Deren erneuerbare Erzeugungsleistung ist insgesamt mindestens doppelt so hoch wie die Jahreshöchstlast – der höchste gleichzeitige Stromverbrauch in diesem Verteilnetz. Mit diesem "Faktor zwei" erhält ein Verteilnetzbetreiber bereits das Recht, einen Teil seiner Ausbaukosten für erneuerbare Energien zu wälzen. Wie groß der Faktor genau ist, wird auch noch ermittelt.

 

Für Bayernwerk Netz kommt dazu, dass es sich um einen besonders großen Verteilnetzbetreiber mit einer sehr großen Kostenbasis handelt. Damit sind hier alle Kosten gemeint, die für den Netzbetrieb anfallen. Mit dieser Kostenbasis wird der Anteil der wälzbaren Ausbaukosten multipliziert. So entsteht der große Wälzungsbetrag bei Bayernwerk Netz.

Dabei merkt die Bundesnetzagentur an, dass ein hoher Wälzungsbetrag noch nichts über die Entlastungswirkung im jeweiligen Netz aussagt: "Es gibt beispielsweise eine Reihe an Netzbetreibern, die zwar einen (absolut) geringeren Wälzungsbetrag als Bayernwerk Netz aufweisen, aber gemessen an ihren Gesamtkosten einen deutlich größeren Anteil 'wälzen' können. Die Entlastungswirkung ist in diesen Netzgebieten daher grundsätzlich größer."

Steigende Umlage verringert Entlastung der Haushalte

Die Wälzungskosten werden wiederum von allen Stromverbrauchern in Deutschland bezahlt. Sie fließen in die Umlage nach Paragraf 19 der Stromnetz-Entgeltverordnung ein, die bereits ein Bestandteil des Strompreises ist.

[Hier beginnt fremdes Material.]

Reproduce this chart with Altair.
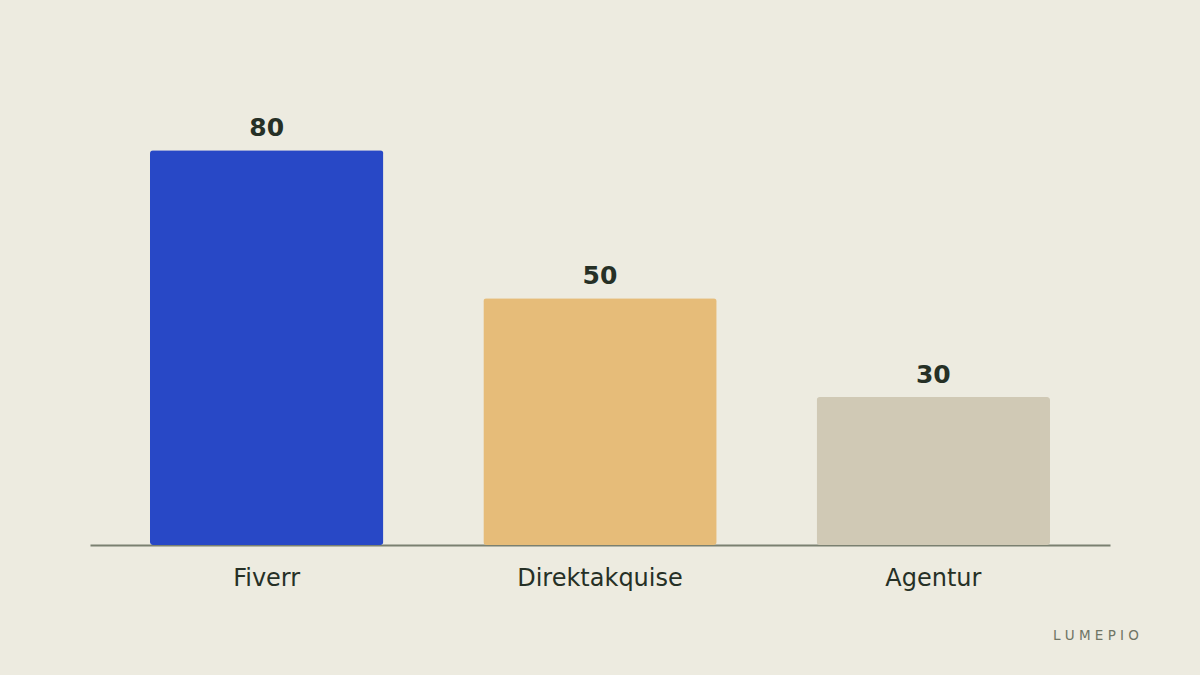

Die Paragraf-19-Umlage dient bisher dazu, besonders große industrielle Stromverbraucher von Netzentgelten zu entlasten. Im Jahr 2024 wird sie von den meisten Stromverbrauchern schon mit 0,643 Cent pro Kilowattstunde bezahlt.

Diese Umlage soll im kommenden Jahr 2025 unter der neuen Bezeichnung "Aufschlag auf besondere Netznutzung" auf 1,558 Cent steigen. Das bedeutet für den erwähnten Durchschnittshaushalt, dass ihm zusätzliche Netto-Stromkosten von 32 Euro im Jahr entstehen.

Die steigende Umlage führt in den nord- und ostdeutschen Ökostrom-Ausbauregionen dazu, dass die Entlastung bei den Netzentgelten etwas gedämpft wird. Für die Haushaltskunden von Bayernwerk Netz wird die Entlastung sogar weitgehend kompensiert.